TIME, DATE, AND PLACE: 4 p.m. Thursday, March 17, in the Welles-Brown Room of Rush Rhees Library on the University of Rochester’s River Campus.
ADMISSION: Free and open to the public
University of Rochester Professor of History Joseph Inikori’s prize-winning book Africans and the Industrial Revolution in England: A Study in International Trade and Economic Development, will be the subject of a roundtable discussion sponsored by the Frederick Douglass Institute for African and African-American Studies at the University of Rochester. The event, which will take place at 4 p.m. Thursday, March 17, in the Welles-Brown Room of Rush Rhees Library on the University’s River Campus, is free and open to the public.
The discussion will feature guests William A. Darity, Jr., the Cary C. Boshamer Professor of Economics and director of the Institute of African American Research at the University of North Carolina; Javier Cuenca, professor of economics at the University of Waterloo; and Stanley Engerman, John Munro Professor of Economics at the University of Rochester, with whom Inikori edited the book The Atlantic Slave Trade: Effects on Economics, Societies and Peoples in Africa, the Americas and Europe.
Inikori’s book Africans and the Industrial Revolution in England is considered a groundbreaking study and has received widespread attention from the academic community for its exploration of the impact of the slave-based Atlantic economy on such areas as shipping, financial institutions, the supply of African-produced raw materials, and the growth of markets for English manufactures. It is the first detailed study of the critical role of overseas trade in the Industrial Revolution, showing how the Atlantic trade involving Africa, the Americas, and Europe was central to England’s industrialization.
In 2003, Africans and the Industrial Revolution was honored with the American Historical Association’s Leo Gershoy Award for “the most outstanding work in English on any aspect of the field of 17th and 18th century western European history.” Among other honors, the book also won the 2003 African Studies Association Herskovits Prize for the most important scholarly work in African studies. Nuffield College, Oxford University, selected the work for its 2003 annual conference on newly published books in economic history “that are original, important, and have a broad sweep that will appeal to a wide range of social scientists and historians.”

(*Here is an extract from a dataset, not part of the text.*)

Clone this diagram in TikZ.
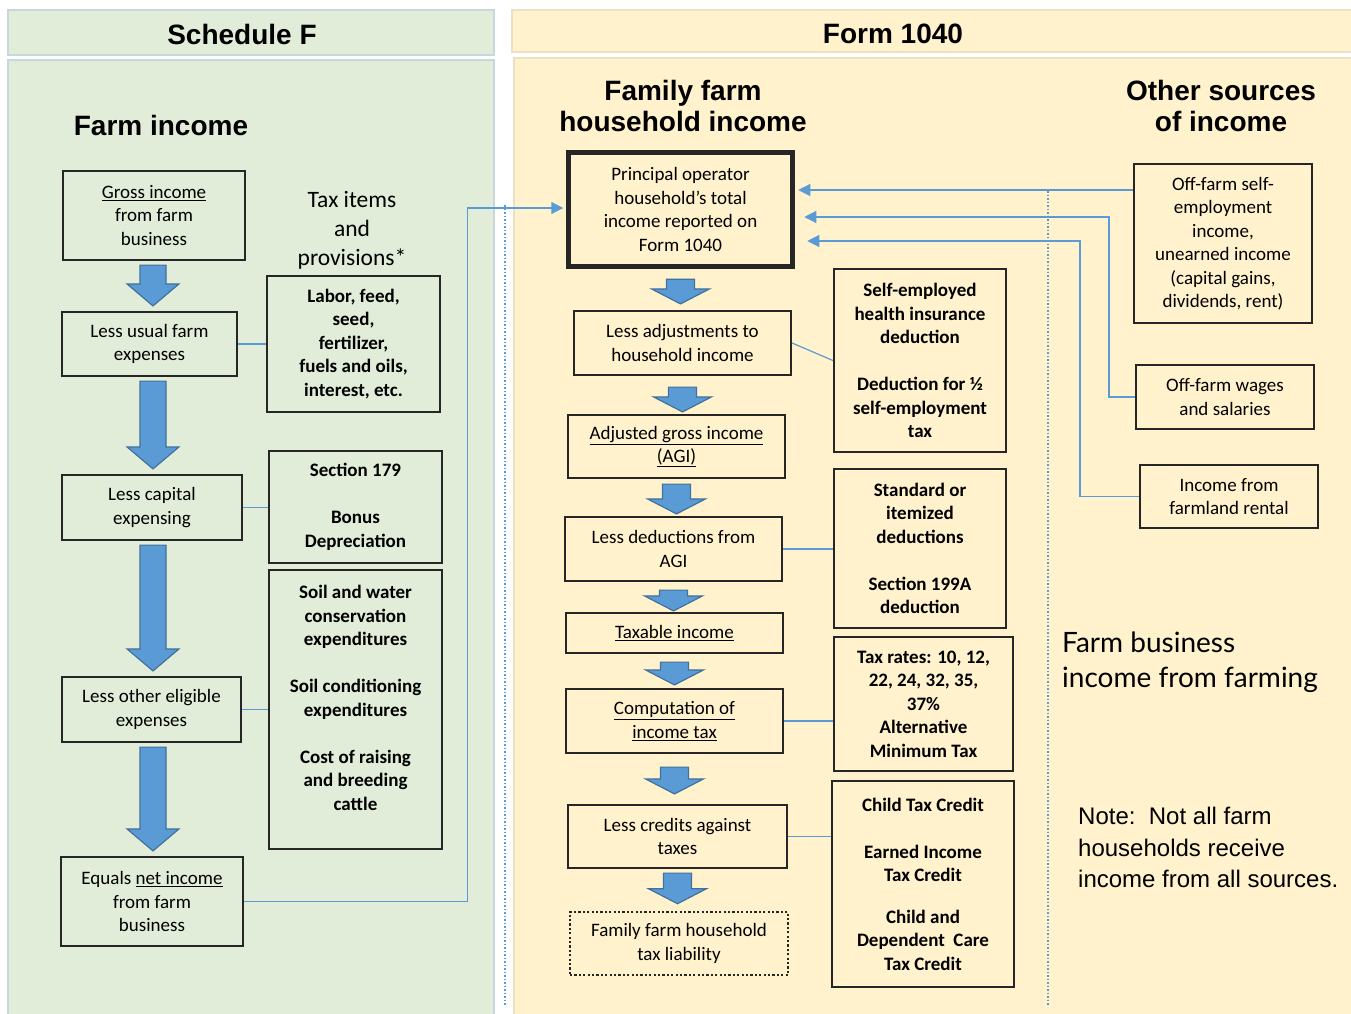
\documentclass[tikz,border=0pt]{standalone}
\usepackage{fontspec}
\setmainfont{Carlito}
\newfontfamily\arialfont{Liberation Sans}
\newfontfamily\myriadfont{Lato}
\usetikzlibrary{calc, arrows.meta}
\tikzset{>={Triangle[length=12pt,width=12pt]}}
\definecolor{farmgreen}{RGB}{226,237,217}
\definecolor{formyellow}{RGB}{255,242,204}
\definecolor{greenedge}{RGB}{200,215,222}
\definecolor{yellowedge}{RGB}{236,224,196}
\definecolor{flowblue}{RGB}{91,155,213}
\definecolor{flowedge}{RGB}{65,113,156}
\definecolor{boxline}{RGB}{38,38,38}
\tikzset{ % box and connector styles
  my box/.style={draw=boxline,line width=2.2pt,align=center,inner sep=2pt,
    font=\fontsize{19}{23.5}\selectfont},
  bold box/.style={my box,font=\fontsize{19}{23.5}\selectfont\bfseries},
  wh/.style 2 args={minimum width=#1,minimum height=#2},
  head text/.style={font=\arialfont\fontsize{28}{31}\selectfont\bfseries,align=center},
  link/.style={flowblue,line width=1.2pt},
  flow arrow/.style={fill=flowblue,draw=flowedge,line width=1.2pt,line join=miter},
  guide/.style={flowblue,line width=1.2pt,dash pattern=on 1.5pt off 2pt}
}

\begin{document}
\begin{tikzpicture}[x=1pt,y=-1pt]
\useasboundingbox (0,0) rectangle (1351,1013);

% panels
\filldraw[fill=farmgreen,draw=greenedge,line width=2pt] (8,10) rectangle (494,55);
\filldraw[fill=farmgreen,draw=greenedge,line width=2pt] (8,60) rectangle (494,1020);
\filldraw[fill=formyellow,draw=yellowedge,line width=2pt] (512,10) rectangle (1356,52);
\filldraw[fill=formyellow,draw=yellowedge,line width=2pt] (514,58) rectangle (1356,1020);
\draw[guide] (505,205) -- (505,1005);
\draw[guide] (1048,191) -- (1048,1005);

% headings
\node[head text] (schedF)   at (242,34)     {Schedule F};
\node[head text] (form)     at (893,34)     {Form 1040};
\node[head text] (farmInc)  at (161,125)    {Farm income};
\node[head text] (famInc)   at (683,105.5)  {Family farm\\household income};
\node[head text] (otherInc) at (1221,105.5) {Other sources\\of income};
\node[align=center,font=\fontsize{23.5}{29}\selectfont] (taxItems) at (352,230)
  {Tax items\\and\\provisions*};

% Schedule F column
\node[my box,wh={182}{89}] (gross)   at (154,215.5) {\underline{Gross income}\\from farm\\business};
\node[my box,wh={175}{64}] (usual)   at (149.5,344) {Less usual farm\\expenses};
\node[my box,wh={180}{65}] (capital) at (152,507.5) {Less capital\\expensing};
\node[my box,wh={179}{65}] (other)   at (151.5,709.5) {Less other eligible\\expenses};
\node[my box,wh={182}{89}] (net)     at (152,901.5) {Equals \underline{net income}\\from farm\\business};

\node[bold box,wh={173}{136}] (labor)  at (353.5,344) {Labor, feed,\\seed,\\fertilizer,\\fuels and oils,\\interest, etc.};
\node[bold box,wh={173}{112}] (sec179) at (355.5,507) {Section 179\\[23.5pt]Bonus\\Depreciation};
\node[bold box,wh={173}{279}] (soil)   at (355.5,709.5) {Soil and water\\conservation\\expenditures\\[23.5pt]Soil conditioning\\expenditures\\[23.5pt]Cost of raising\\and breeding\\cattle\\\mbox{}};

% Form 1040 column
\node[my box,line width=5.5pt,wh={224}{114}] (principal) at (680.5,209.5) {Principal operator\\household’s total\\income reported on\\Form 1040};
\node[my box,wh={217}{64}] (adjust)  at (682.5,343)   {Less adjustments to\\household income};
\node[my box,wh={217}{63}] (agi)     at (676.5,446.5) {\underline{Adjusted gross income}\\\underline{(AGI)}};
\node[my box,wh={217}{64}] (deduct)  at (673.5,549)   {Less deductions from\\AGI};
\node[my box,wh={217}{40}] (taxable) at (674.5,633)   {\underline{Taxable income}};
\node[my box,wh={217}{64}] (compute) at (674.5,721)   {\underline{Computation of}\\\underline{income tax}};
\node[my box,wh={219}{63}] (credits) at (677.5,836.5) {Less credits against\\taxes};
\node[my box,line width=2.6pt,dash pattern=on 2.2pt off 2.2pt,wh={218}{63}] (liability) at (679,943.5) {Family farm household\\tax liability};

\node[bold box,wh={172}{183}] (selfemp)  at (920,360.5) {Self-employed\\health insurance\\deduction\\[23.5pt]Deduction for ½\\self-employment\\tax};
\node[bold box,wh={172}{159}] (standard) at (920,548.5) {Standard or\\itemized\\deductions\\[23.5pt]Section 199A\\deduction};
\node[bold box,wh={179}{134}] (rates)    at (923.5,704) {Tax rates: 10, 12,\\22, 24, 32, 35,\\37\%\\Alternative\\Minimum Tax};
\node[bold box,wh={182}{206}] (childcr)  at (923,884)   {Child Tax Credit\\[23.5pt]Earned Income\\Tax Credit\\[18pt]Child and\\Dependent\ \ Care\\Tax Credit};

% other sources
\node[my box,wh={178}{159}] (offself) at (1223,243.5) {Off-farm self-\\employment\\income,\\unearned income\\(capital gains,\\dividends, rent)};
\node[my box,wh={178}{64}]  (wages)   at (1225,397)   {Off-farm wages\\and salaries};
\node[my box,wh={178}{63}]  (rental)  at (1229,496.5) {Income from\\farmland rental};

\node[anchor=west,align=left,inner sep=0,font=\myriadfont\fontsize{28}{35}\selectfont] (bizNote)
  at (1062,662.5) {Farm business\\income from farming};
\node[anchor=west,align=left,inner sep=0,font=\arialfont\fontsize{24}{31.5}\selectfont] (allNote)
  at (1078,847.5) {Note:\ \ Not all farm\\households receive\\income from all sources.};

% block arrows
\foreach \a/\b in {gross/usual,usual/capital,capital/other,other/net}
  \filldraw[flow arrow] let \p1=([yshift=-4pt]\a.south), \p2=([yshift=5pt]\b.north),
      \p3=([xshift=-1pt]gross.south) in
    (\x3-13pt,\y1) -- (\x3+13pt,\y1) -- (\x3+13pt,\y2+22pt) -- (\x3+26pt,\y2+22pt)
    -- (\x3,\y2) -- (\x3-26pt,\y2+22pt) -- (\x3-13pt,\y2+22pt) -- cycle;
\foreach \a/\b/\t/\u in {principal/adjust/10/6,adjust/agi/11/2,agi/deduct/5/2,deduct/taxable/8/1,
    taxable/compute/8/3,compute/credits/13/10,credits/liability/4/7}
  \filldraw[flow arrow] let \p1=([yshift=-\t pt]\a.south), \p2=([yshift=\u pt]\b.north) in
    (\x1-14pt,\y1) -- (\x1+14pt,\y1) -- (\x1+14pt,\y2+15pt) -- (\x1+29pt,\y2+15pt)
    -- (\x1,\y2) -- (\x1-29pt,\y2+15pt) -- (\x1-14pt,\y2+15pt) -- cycle;

% connections
\draw[link] (usual.east) -- (labor.west);
\draw[link] (capital.east) -- (capital.east -| sec179.west);
\draw[link] (other.east) -- (other.east -| soil.west);
\coordinate (inNet) at ([xshift=-2.5pt,yshift=1.5pt]principal.west);
\draw[link,->] (net.east) -| ([xshift=-96pt]inNet) -- (inNet);

\draw[link] (adjust.east) -- (selfemp.west);
\draw[link] (deduct.east) -- (deduct.east -| standard.west);
\draw[link] (compute.east) -- (compute.east -| rates.west);
\draw[link] (credits.east) -- (credits.east -| childcr.west);

\coordinate (in1) at ([xshift=3pt,yshift=19.5pt]principal.east);
\coordinate (in2) at ([xshift=9pt,yshift=-7.5pt]principal.east);
\coordinate (in3) at ([xshift=12pt,yshift=-31.5pt]principal.east);
\draw[link,->] (offself.west |- in1) -- (in1);
\draw[link,->] (wages.west) -- ++(-26,0) |- (in2);
\draw[link,->] (rental.west) -- ++(-59,0) |- (in3);
\end{tikzpicture}
\end{document}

Inikori is an economic historian, specializing in international trade and economic development. He received his undergraduate and graduate degree from the University of Ibadan in Nigeria, where he also held a faculty position. He has had fellowships at the London School of Economics and the University of Birmingham in England and taught at Ahmadu Bello University in Nigeria, becoming chair of its history department. He joined the University of Rochester’s faculty in 1988.